The Carnetix Solution
After a good bit of research, I found myself in the world of mp3 car afficionados, staring at the Carnetix CNX-P1900. Apparently, the idea to replace your standard car stereo with a mini-sized computer has snowballed to such a degree that there has been quite a demand for folks who needed to power their Mac Mini’s with a car battery. So Carnetix decided to build this magic little device, designed to take in a +12 DC voltage, and output +19VDC, +12VDC, and thanks to a recent add-on upgrade, +5VDC. I dove in. I received the CNX-P1900, with the +5V add-on, and started wiring. After an evening of splicing into the power supplies for the Mini and the hard drive, I successfully ran the Mini and drive from a 33Ah wheelchair battery for around 6 hours. Above is the frankenstein version during its test run. The Carnetix is the small slotted metal box in the center. All systems go!
April 7th, 2007
In late 2006, I recorded the location sound for Butterfly Dreaming, an independent feature film, using Boom Recorder 7.13. After the exhaustive testing I have put it through over the course of more than a year, and with a couple successful runs on short films, I decided to plunge into the 6-week shoot running the computer-based system. I’ll be posting here in the coming weeks about problems, of which there were plenty; solutions, of which there were enough; and insights and ideas, which continue to unfold as the picture advances through post-production.
December 10th, 2006
Here’s a recent configuration of the sound cart on set for a rock climbing scene. Still a lot of work to do, but it gets the job done right now…
October 1st, 2006
In the past 10 years, recording technology for location sound has had its own private revolution. After retiring the 30-year career of the Nagra, DAT prevailed for a relatively short time. Now we have entered the era of the non-linear multi-track location sound recorder.

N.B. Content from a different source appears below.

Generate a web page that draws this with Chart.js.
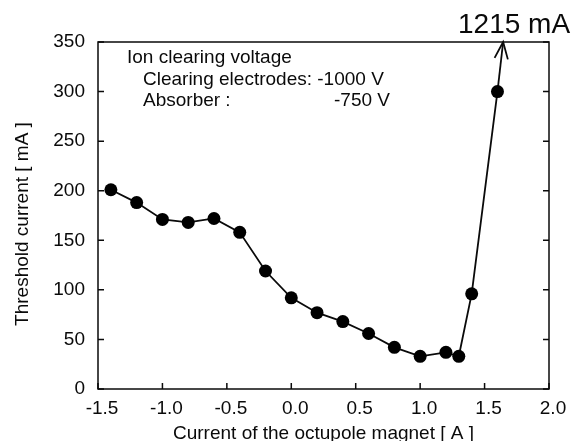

While many have replaced their DATs (which had replaced their Nagras) with any of a number of hardware recorders, I decided to build my feature film recording package with VOSGAMES’ Boom Recorder software at the core.
Native to Apple’s Mac OS X, Boom Recorder is a robust recording software which aptly incorporates all of the vital and very particular nuances of recording non-linear location sound for film. Boom Recorder has simply and elegantly addressed such varied needs as: various file formats, redundant media files, metadata, timecode synchronization, playback, and generating reports.
I used Boom Recorder on a 35mm short film, On A Tuesday, with great success. You can find more information on my recording setup on this VOSGAMES page.